Evidencing strain-dependency of metabolic pathways within 1,494 lactic bacteria genomes with the in silico screening Prolipipe pipeline
Abstract
Genomes from bacteria of interest to the food industry exhibit significant functional variability, yet evaluating this characteristic remains challenging. As public repositories continue to accumulate more genomes, large-scale assessment of metabolic potential emerges as a promising method to highlight this functional variability. The primary challenge lies in automating a workflow to construct metabolic networks from genomes on a massive scale. Here, we present Prolipipe, a pipeline designed for the large-scale assessment of metabolic potential in bacteria, focusing on specific pathways. Given a large dataset of hundreds to thousands of bacterial genomes with known taxonomy and a list of targeted pathways, Prolipipe identifies gene functions through a comprehensive annotation step using three different tools. Then it builds genome-scale metabolic networks for each genome. These networks are then parsed to document the presence or absence of each reaction across all processed genomes. The pipeline evaluates the metabolic potential of each genome to carry out the pathway according to its gene content and highlight the best candidates among the large-scale set of genomes. In this study, Prolipipe was applied to 1,494 genomes of lactic acid bacteria, assessing the completeness ratio of 761 pathways. We classified pathways according to their maximum completeness rate, revealing that 137 pathways can be operated by at least one strain in our dataset.
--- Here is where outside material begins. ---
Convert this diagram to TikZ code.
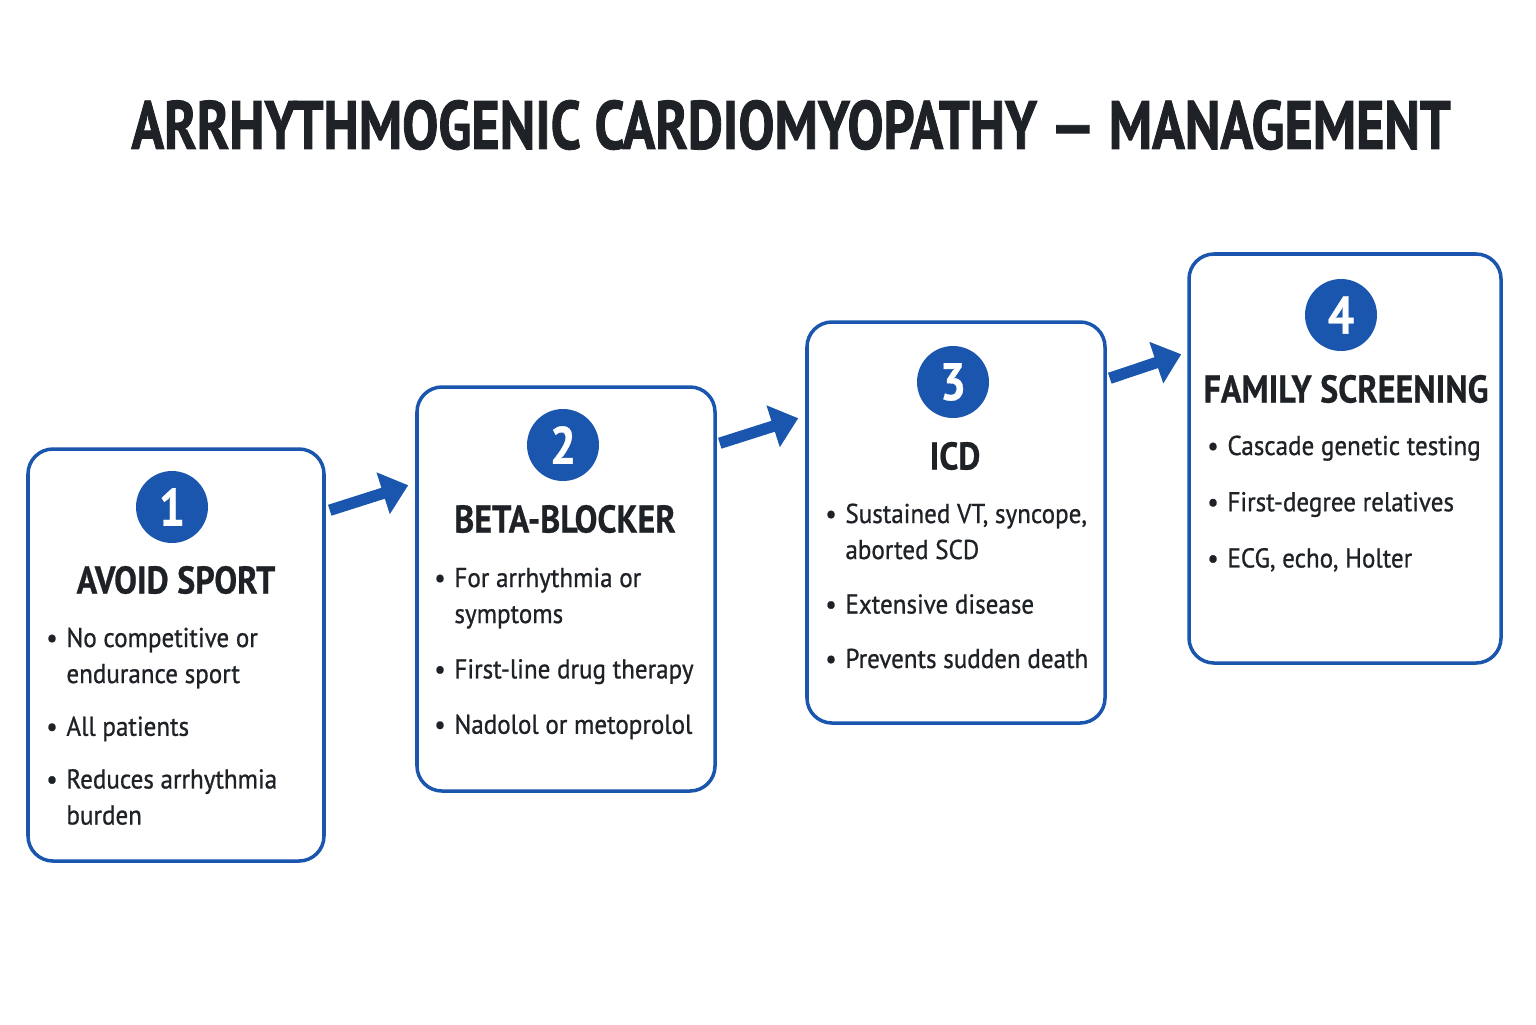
\documentclass[tikz,border=0pt]{standalone}
\usepackage{fontspec}
\setmainfont{PT Sans}[FakeStretch=0.92, FakeBold=0.8]
\newfontfamily\titolofont{PT Sans}[FakeStretch=0.79, FakeBold=1.2]
\newfontfamily\testatafont{PT Sans}[FakeStretch=0.88, FakeBold=0.6]
\usetikzlibrary{arrows.meta}
\definecolor{blu}{HTML}{1A56AE}
\definecolor{scuro}{HTML}{1E2226}
\tikzset{
    riquadro/.style={draw=blu, line width=2pt, rounded corners=0.5cm, fill=white, inner sep=0pt},
    numero/.style={circle, fill=blu, text=white, minimum size=1.44cm, inner sep=0pt,
        font=\testatafont\fontsize{30}{30}\selectfont\bfseries},
    intestazione/.style={text=scuro, inner sep=0pt, font=\testatafont\fontsize{22}{24}\selectfont\bfseries},
    elenco/.style={text=scuro, inner sep=0pt, anchor=base west, font=\fontsize{15.5}{20.5}\selectfont},
    freccia/.style={draw=blu, line width=6.5pt, -{Triangle[length=15pt, width=24pt]}}
}
\newcommand{\voce}{\textbullet}
\begin{document}
\begin{tikzpicture}[x=0.2mm, y=-0.2mm]
    \useasboundingbox (0,0) rectangle (1536,1024);

    %%%%%%%%%% Titolo %%%%%%%%%%
    \node[text=scuro, inner sep=0pt, font=\titolofont\fontsize{39}{40}\selectfont\bfseries]
        (titolo) at (791,125) {ARRHYTHMOGENIC CARDIOMYOPATHY — MANAGEMENT};

    %%%%%%%%%% Riquadri %%%%%%%%%%
    \node[riquadro, minimum width=5.92cm, minimum height=8.24cm] (b1) at (176,655) {};
    \node[riquadro, minimum width=5.96cm, minimum height=8.08cm] (b2) at (566,589) {};
    \node[riquadro, minimum width=5.96cm, minimum height=8.02cm] (b3) at (956,522.5) {};
    \node[riquadro, minimum width=6.24cm, minimum height=8.18cm] (b4) at (1345,458.5) {};

    %%%%%%%%%% Numeri %%%%%%%%%%
    \node[numero] (n1) at (172,507) {1};
    \node[numero] (n2) at (563,445) {2};
    \node[numero] (n3) at (953,382) {3};
    \node[numero] (n4) at (1341,315) {4};

    %%%%%%%%%% Intestazioni %%%%%%%%%%
    \node[intestazione] (t1) at (176,580) {AVOID SPORT};
    \node[intestazione] (t2) at (565,519) {BETA-BLOCKER};
    \node[intestazione] (t3) at (955,456) {ICD};
    \node[intestazione] (t4) at (1346,389) {FAMILY SCREENING};

    %%%%%%%%%% Elenchi %%%%%%%%%%
    \node[elenco] (e1) at (46,647) {\begin{tabular}[t]{@{}l@{\hspace{5pt}}l@{}}
        \voce & No competitive or\\ & endurance sport\\[9.5pt]
        \voce & All patients\\[9.5pt]
        \voce & Reduces arrhythmia\\ & burden
    \end{tabular}};
    \node[elenco] (e2) at (434,587) {\begin{tabular}[t]{@{}l@{\hspace{5pt}}l@{}}
        \voce & For arrhythmia or\\ & symptoms\\[11pt]
        \voce & First-line drug therapy\\[11pt]
        \voce & Nadolol or metoprolol
    \end{tabular}};
    \node[elenco] (e3) at (825,523) {\begin{tabular}[t]{@{}l@{\hspace{5pt}}l@{}}
        \voce & Sustained VT, syncope,\\ & aborted SCD\\[10.5pt]
        \voce & Extensive disease\\[10.5pt]
        \voce & Prevents sudden death
    \end{tabular}};
    \node[elenco] (e4) at (1207,455) {\begin{tabular}[t]{@{}l@{\hspace{5pt}}l@{}}
        \voce & Cascade genetic testing\\[11.5pt]
        \voce & First-degree relatives\\[11.5pt]
        \voce & ECG, echo, Holter
    \end{tabular}};

    %%%%%%%%%% Frecce %%%%%%%%%%
    \draw[freccia] ([shift={(4,63)}]b1.north east) -- ([shift={(-7,100)}]b2.north west);
    \draw[freccia] ([shift={(3,58)}]b2.north east) -- ([shift={(-7,98)}]b3.north west);
    \draw[freccia] ([shift={(3,58)}]b3.north east) -- ([shift={(-6,102)}]b4.north west);
\end{tikzpicture}
\end{document}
By mapping the identifiers of these pathways onto the pathway ontology graph of the Metacyc database, we highlighted that none of the pathways within four functional classes of Metacyc can be entirely recovered in the strain dataset. We then investigated infraspecific variability, a strong indicator of functional variability, and compared the species in our genome dataset based on their tendency to exhibit infraspecific variability. This analysis revealed species potential for strain-dependency, where phenotypes differ among strains of the same species.